We will work with approximately 15 schools from across the East Riding to develop each school’s primary curriculum.
The training took place at the University of Warwick and it was a privilege to work with so many like-minded professionals. In such a short time, I feel I have learnt a great deal and have begun to challenge some of my own assumptions about the world round us.
The Global Learning Programme (GLP) aims to create a national network of schools, committed to equipping their pupils to succeed in a globalised world by helping their teachers to deliver effective teaching and learning about development and global issues at Key Stages 2 and 3.
By giving schools the tools to embed global learning into teaching across the curriculum, the GLP is designed to help schools to meet Ofsted requirements; prepare pupils for modern life by promoting values such as empathy, fairness and respect; develop and enhance enquiry and critical thinking; and expand their global awareness.
Thousands of GLP schools across the country are already experiencing the positive impact that global learning can have on pupils’ engagement, knowledge, skills and values.
During my two days of training, we focused upon many things, one being greenhouse gases.
Personally, I expected one of the largest emitters of CO₂ to be China and was surprised to learn that they are responsible for 8.4%, much less than the 24.8% coming out of Europe.

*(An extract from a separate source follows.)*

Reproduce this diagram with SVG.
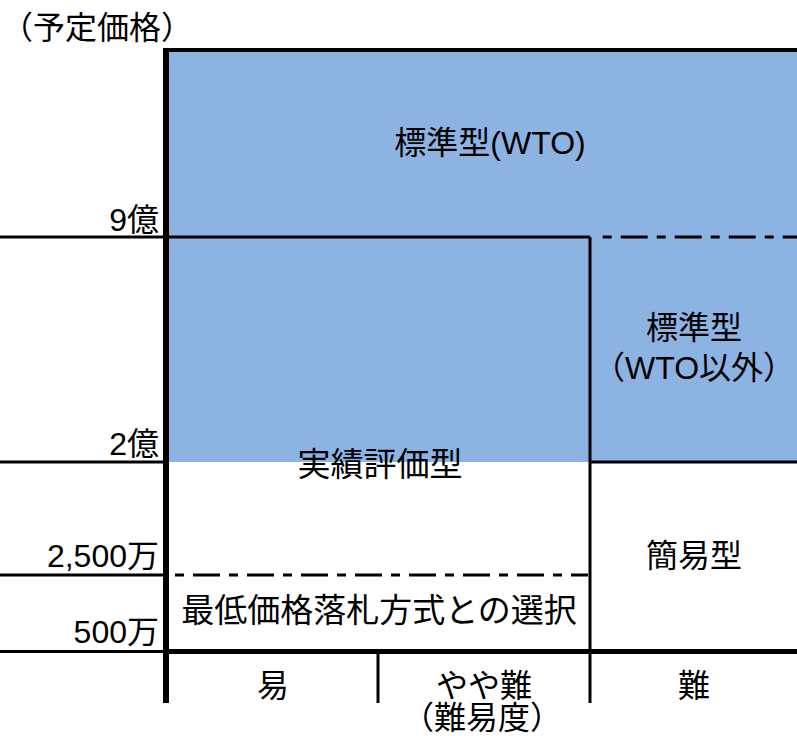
<svg xmlns="http://www.w3.org/2000/svg" width="797" height="736" viewBox="0 0 797 736">
<style>
text { font-family: "Liberation Sans", "Noto Sans CJK JP", sans-serif; font-size: 32px; fill: #000; }
.c { text-anchor: middle; }
.r { text-anchor: end; }
.ln { stroke: #000; stroke-width: 3; fill: none; }
.dd { stroke: #000; stroke-width: 3; fill: none; stroke-dasharray: 9 9 27 9; }
.ax { stroke: #000; fill: none; }
</style>
<rect width="797" height="736" fill="#fff"/>
<g id="regions">
  <rect id="blue" x="169" y="52" width="628" height="410" fill="#8DB3E2"/>
</g>
<g id="connectors">
  <line class="ln" x1="0" y1="237" x2="590" y2="237"/>
  <line class="dd" x1="602.7" y1="237" x2="797" y2="237"/>
  <line class="ln" x1="0" y1="462" x2="163" y2="462"/>
  <line class="ln" x1="590" y1="462" x2="797" y2="462"/>
  <line class="ln" x1="0" y1="575" x2="163" y2="575"/>
  <line class="dd" x1="175" y1="575" x2="588" y2="575"/>
  <line class="ln" x1="0" y1="651.5" x2="163" y2="651.5"/>
  <line class="ln" x1="590" y1="237" x2="590" y2="703"/>
  <line class="ln" x1="378" y1="651" x2="378" y2="703"/>
  <line class="ax" stroke-width="5" x1="163" y1="651.5" x2="797" y2="651.5"/>
  <line class="ax" stroke-width="4" x1="163" y1="50" x2="797" y2="50"/>
  <line class="ax" stroke-width="6" x1="166" y1="48" x2="166" y2="703"/>
</g>
<g id="axis-labels">
  <text x="1" y="39">（予定価格）</text>
  <text class="r" x="159" y="231">9億</text>
  <text class="r" x="159" y="455">2億</text>
  <text class="r" x="159" y="567">2,500万</text>
  <text class="r" x="159" y="643">500万</text>
</g>
<g id="node-wto"><text class="c" x="490" y="154">標準型(WTO)</text></g>
<g id="node-std"><text class="c" x="694" y="339">標準型</text><text class="c" x="694" y="379">（WTO以外）</text></g>
<g id="node-jisseki"><text class="c" x="380" y="476" style="font-size:33px">実績評価型</text></g>
<g id="node-kani"><text class="c" x="694" y="567">簡易型</text></g>
<g id="node-saitei"><text class="c" x="379" y="622" style="font-size:33px">最低価格落札方式との選択</text></g>
<g id="difficulty">
  <text class="c" x="273" y="697">易</text>
  <text class="c" x="484" y="697">やや難</text>
  <text class="c" x="694" y="697">難</text>
  <text class="c" x="482" y="729">（難易度）</text>
</g>
</svg>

The USA tops the offenders list with 29.6%.
I believe it is important for our children to know about these things and feel empowered to do something about it.
The areas of the world with the lowest emissions, such as sub-Saharan Africa 0.5% and India 2.4%, are the places that suffer most from the climatic changes associated with global warming. The greatest polluters suffer the least – a sign perhaps of a world of inequalities. As educators, we need to make sure that our young people understand these issues as they move through our schools.
We also need to ensure that they critically evaluate and challenge the political bias our media exposes them to.
Many of us will have spent time in the supermarket deciding which fruit and vegetables to purchase.
We may consciously choose the UK option to cut down on the air miles associated with their transportation, or to support our local farmers. According to Oxfam, we may be making ill-informed choices.
Much of the imported produce is shipped rather than flown in and far less environmentally damaging than the heated greenhouses used in the UK.
Making the right decision isn’t the point here though; it’s about teaching the children to at least consider their options and make informed decisions.
Of course we want to support our local economies, but we need to understand the processes.
Oxfam provide us with four main areas where we can make a real difference: 1) Buy Fairtrade products. Fairtrade aims to alleviate poverty among producers and promote sustainable development; 2) Drive less. Cars contribute about 40% of the total external costs of food transport;
3) Waste less. According to the UK Government, fruit and vegetables make up 42% of household food waste by weight, making them the largest single contributor;
4) Eat less meat and dairy. Globally, livestock contribute to nearly 80% of agricultural greenhouse gases.
The greenhouse gas issue is just one of many. Through joining the GLP our local school children will begin to learn a great deal more about the world around them and start to question what is ethically right.
I believe it to be a real step forward and I am very proud to be leading our East Riding Expert Centre.